Saturday, February 11, 2012

Baby Blankets

No question about it, I am good with my hands. I can sew, throw a decent pot, fix things, grow things, and I have made too many quilts to count. But for every grandchild I try to knit or crochet something (because this is what a grandma does?).
I am a terrible knitter! I have never properly learned how to do it. The only thing I ever knitted was a sweater for my husband, and it was the only thing that thieves did not take from our parked car. Well, who could blame them?
Now, many years later, I continue to try. My soon to be twin grandchildren are going to have hand knitted blankets from Grandma!
I bought the skeins of polyester yarn, so soft, so washable, so forgiving of mistakes. I think that these small covers might eventually be the "loveys" those kids will tote here and there and finger for a few years. I will embellish them with satin ribbons their small fingers will fondle.
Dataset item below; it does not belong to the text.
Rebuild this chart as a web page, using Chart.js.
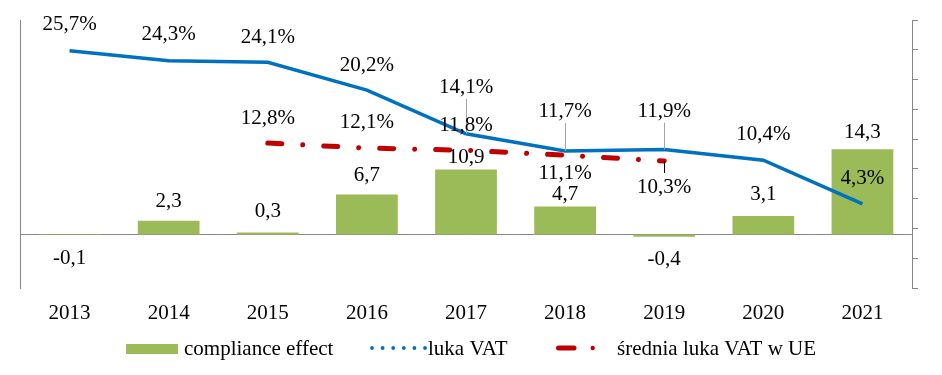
<!DOCTYPE html>
<html><head><meta charset="utf-8">
<script src="https://cdn.jsdelivr.net/npm/chart.js@4"></script>
<style>html,body{margin:0;padding:0;background:#fff}</style>
</head><body>
<canvas id="c" width="942" height="375"></canvas>
<script>
// ---- data ----
const years = ['2013', '2014', '2015', '2016', '2017', '2018', '2019', '2020', '2021'];
const complianceEffect = [-0.1, 2.3, 0.3, 6.7, 10.9, 4.7, -0.4, 3.1, 14.3];
const lukaVat = [25.7, 24.3, 24.1, 20.2, 14.1, 11.7, 11.9, 10.4, 4.3];
const sredniaLukaUE = [null, null, 12.8, 12.1, 11.8, 11.1, 10.3, null, null];
const seriesNames = ['compliance effect', 'luka VAT', 'średnia luka VAT w UE'];

// ---- label styling (offsets relative to the mark, px) ----
const barLabelDy = [23, -19, -21, -19, -12, -12, 23, -21, -17];
const blueLabelDy = [-26, -26, -25, -25, -46, -39, -38, -26, -25];
const redLabelDy = [0, 0, -25, -26, -25, 18, 27, 0, 0];
const blueLeader = [false, false, false, false, true, true, true, false, false];
const redLeader = [false, false, false, false, false, false, true, false, false];

const FONT = '"Liberation Serif", "Times New Roman", serif';
const FS = 21;
const GREEN = '#9BBB59', BLUE = '#0070C0', RED = '#C00000', GREY = '#868686';

const fmt = v => v.toFixed(1).replace('.', ',');

const labelPlugin = {
  id: 'labels',
  afterDatasetsDraw(chart) {
    const ctx = chart.ctx;
    ctx.save();
    ctx.font = FS + 'px ' + FONT;
    ctx.fillStyle = '#000';
    ctx.textAlign = 'center';
    ctx.textBaseline = 'middle';
    const metaBar = chart.getDatasetMeta(0);
    const metaBlue = chart.getDatasetMeta(1);
    const metaRed = chart.getDatasetMeta(2);
    // leaders
    ctx.lineWidth = 1;
    metaBlue.data.forEach((el, i) => {
      if (!blueLeader[i]) return;
      const ly = el.y + blueLabelDy[i];
      ctx.strokeStyle = '#A6A6A6';
      ctx.beginPath();
      ctx.moveTo(Math.round(el.x) + 0.5, ly + 11);
      ctx.lineTo(Math.round(el.x) + 0.5, el.y);
      ctx.stroke();
    });
    metaRed.data.forEach((el, i) => {
      if (!redLeader[i] || sredniaLukaUE[i] == null) return;
      const ly = el.y + redLabelDy[i];
      ctx.strokeStyle = '#000';
      ctx.beginPath();
      ctx.moveTo(Math.round(el.x) + 0.5, el.y);
      ctx.lineTo(Math.round(el.x) + 0.5, ly - 15);
      ctx.stroke();
    });
    metaBar.data.forEach((el, i) => {
      ctx.fillText(fmt(complianceEffect[i]), el.x, el.y + barLabelDy[i]);
    });
    metaBlue.data.forEach((el, i) => {
      ctx.fillText(fmt(lukaVat[i]) + '%', el.x, el.y + blueLabelDy[i]);
    });
    metaRed.data.forEach((el, i) => {
      if (sredniaLukaUE[i] == null) return;
      ctx.fillText(fmt(sredniaLukaUE[i]) + '%', el.x, el.y + redLabelDy[i]);
    });
    ctx.restore();
  },
  afterDraw(chart) {
    const ctx = chart.ctx;
    ctx.save();
    const ly = 348;
    // compliance effect
    ctx.fillStyle = GREEN;
    ctx.fillRect(126, 344, 52, 10);
    // luka VAT dots
    ctx.fillStyle = BLUE;
    for (let k = 0; k < 6; k++) {
      ctx.beginPath();
      ctx.arc(372 + k * 10.6, ly, 1.9, 0, Math.PI * 2);
      ctx.fill();
    }
    // srednia dash-dot
    ctx.strokeStyle = RED;
    ctx.lineWidth = 5;
    ctx.lineCap = 'round';
    ctx.beginPath();
    ctx.moveTo(558.5, ly); ctx.lineTo(574, ly);
    ctx.stroke();
    ctx.fillStyle = RED;
    ctx.beginPath();
    ctx.arc(592.7, ly, 2.2, 0, Math.PI * 2);
    ctx.fill();
    ctx.fillStyle = '#000';
    ctx.font = FS + 'px ' + FONT;
    ctx.textAlign = 'left';
    ctx.textBaseline = 'middle';
    ctx.fillText(seriesNames[0], 184, ly + 1);
    ctx.fillText(seriesNames[1], 428, ly + 1);
    ctx.fillText(seriesNames[2], 617, ly + 1);
    ctx.restore();
  }
};

new Chart(document.getElementById('c'), {
  data: {
    labels: years,
    datasets: [
      {
        type: 'bar', label: seriesNames[0], data: complianceEffect,
        backgroundColor: GREEN, yAxisID: 'yB',
        barPercentage: 0.623, categoryPercentage: 1, order: 3
      },
      {
        type: 'line', label: seriesNames[1], data: lukaVat,
        borderColor: BLUE, borderWidth: 3.5, pointRadius: 0, tension: 0,
        yAxisID: 'yL', order: 1
      },
      {
        type: 'line', label: seriesNames[2], data: sredniaLukaUE,
        borderColor: RED, borderWidth: 5, pointRadius: 0, tension: 0,
        borderDash: [14, 21, 0.01, 21], borderCapStyle: 'round',
        yAxisID: 'yL', order: 2
      }
    ]
  },
  options: {
    responsive: false,
    animation: false,
    layout: { padding: { top: 20, left: 0, right: 0, bottom: 0 } },
    plugins: { legend: { display: false }, tooltip: { enabled: false } },
    scales: {
      x: {
        grid: { display: false, drawTicks: false },
        border: { display: false },
        ticks: { font: { family: FONT, size: FS }, color: '#000', padding: 13, maxRotation: 0, autoSkip: false },
        afterFit: s => { s.height = 87; }
      },
      yL: {
        type: 'linear', position: 'left', min: -7.45, max: 30,
        ticks: { display: false, stepSize: 5 },
        grid: {
          drawTicks: false,
          color: c => (c.tick && c.tick.value === 0) ? GREY : 'rgba(0,0,0,0)'
        },
        border: { display: true, color: GREY },
        afterFit: s => { s.width = 20; }
      },
      yB: {
        type: 'linear', position: 'right', min: -9, max: 36,
        ticks: { display: false, stepSize: 5 },
        grid: { drawOnChartArea: false, drawTicks: true, tickLength: 6, color: GREY },
        border: { display: true, color: GREY },
        afterFit: s => { s.width = 30; }
      }
    }
  },
  plugins: [labelPlugin]
});
</script>
</body></html>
As with all the handmade items in process- the quilts, the grow charts- I think hard about the recipients. For the mostly blue blanket I think of that little boy with the dark hair and brown eyes who will grow up while I can still be a part of his life. For the mostly pink blanket I think of his sister, not a princess, but so capable and smart. I think of their good parents and how lucky they are!
Terrible knitter that I am, still it is important to me to do it. I must confess that these blankets have been a shared experience. Many friends have contributed by knitting a few rows here and there, helped by casting on and off, crocheting the edges.
I know that these odd (but soft!) blankets might not be well received in this age of everything perfect and commercial. And this will be o.k. The point is that I have made these gifts and thought about these new persons and it has been a joyful journey for me as I thought about these children I am anxious to meet in a couple of months.
The very best thing about being in this stage of life is the sheer potential of one's granchildren you love without any strings attached.